Greenland is no longer a colony to be disposed of as the government in Copenhagen wishes. Today the Danish doctrine of the “Unity of the Realm” holds that Greenland forms an integral part of the three-country Kingdom of Denmark. To put it bluntly, selling off Greenland would be as unthinkable as the US selling off Hawaii or Delaware.

Even if country-selling were legal generally or specifically, the United States shouldn’t be in the business of engaging in the trade – however much Washington has treated Greenland as a colony in the past.

The news that the president had entertained the idea of trying to buy our far northern neighbor has occasioned a lot of well-deserved mockery and scorn. Danish politicians have had a field denouncing it:

Martin Lidegaard, senior lawmaker of the Danish Social Liberal Party and a former foreign minister, called the idea “a grotesque proposal” which had no basis in reality.

“We are talking about real people and you can’t just sell Greenland like an old colonial power,” he told Reuters.

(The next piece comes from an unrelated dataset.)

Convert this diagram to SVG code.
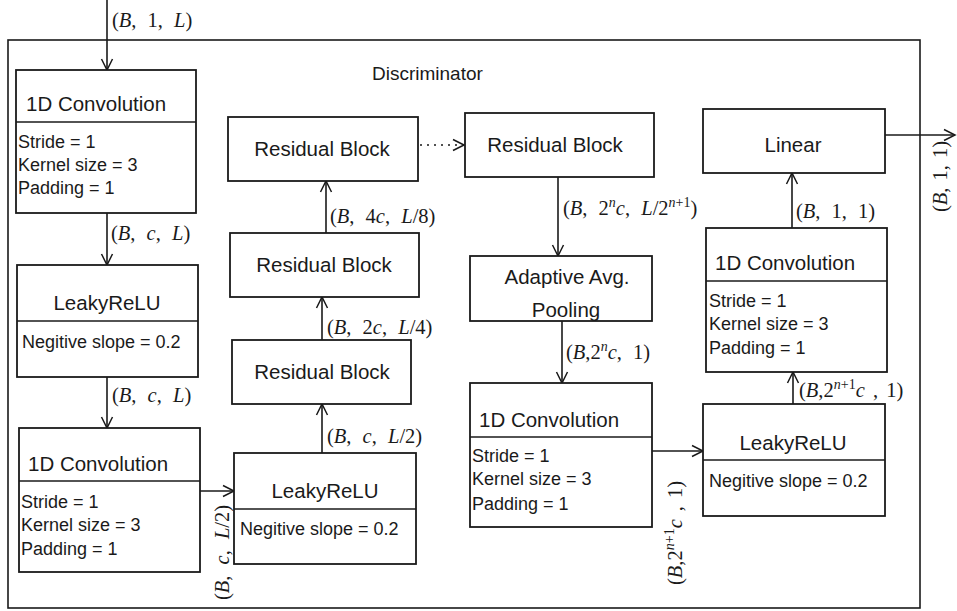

Musgrave goes beyond the usual mockery to spell out why it is a very bad and dangerous idea. Put simply, our government shouldn’t be engaging in the practice of buying and selling territories and sovereignty, and doing this ignores the self-determination and preferences of the people that live in these territories. The idea goes against basic respect for the territorial integrity and sovereignty of the country that is being treated as if it were an item to be bought. The notion of buying Greenland is ridiculous, and the entire discussion surrounding it as if it were a legitimate possibility is absurd, as Denmark’s prime minister recently said. The fact that Trump apparently thinks it is worth considering reminds us that his worldview is a narrow, mercenary one in which other countries are there only to be exploited and threatened.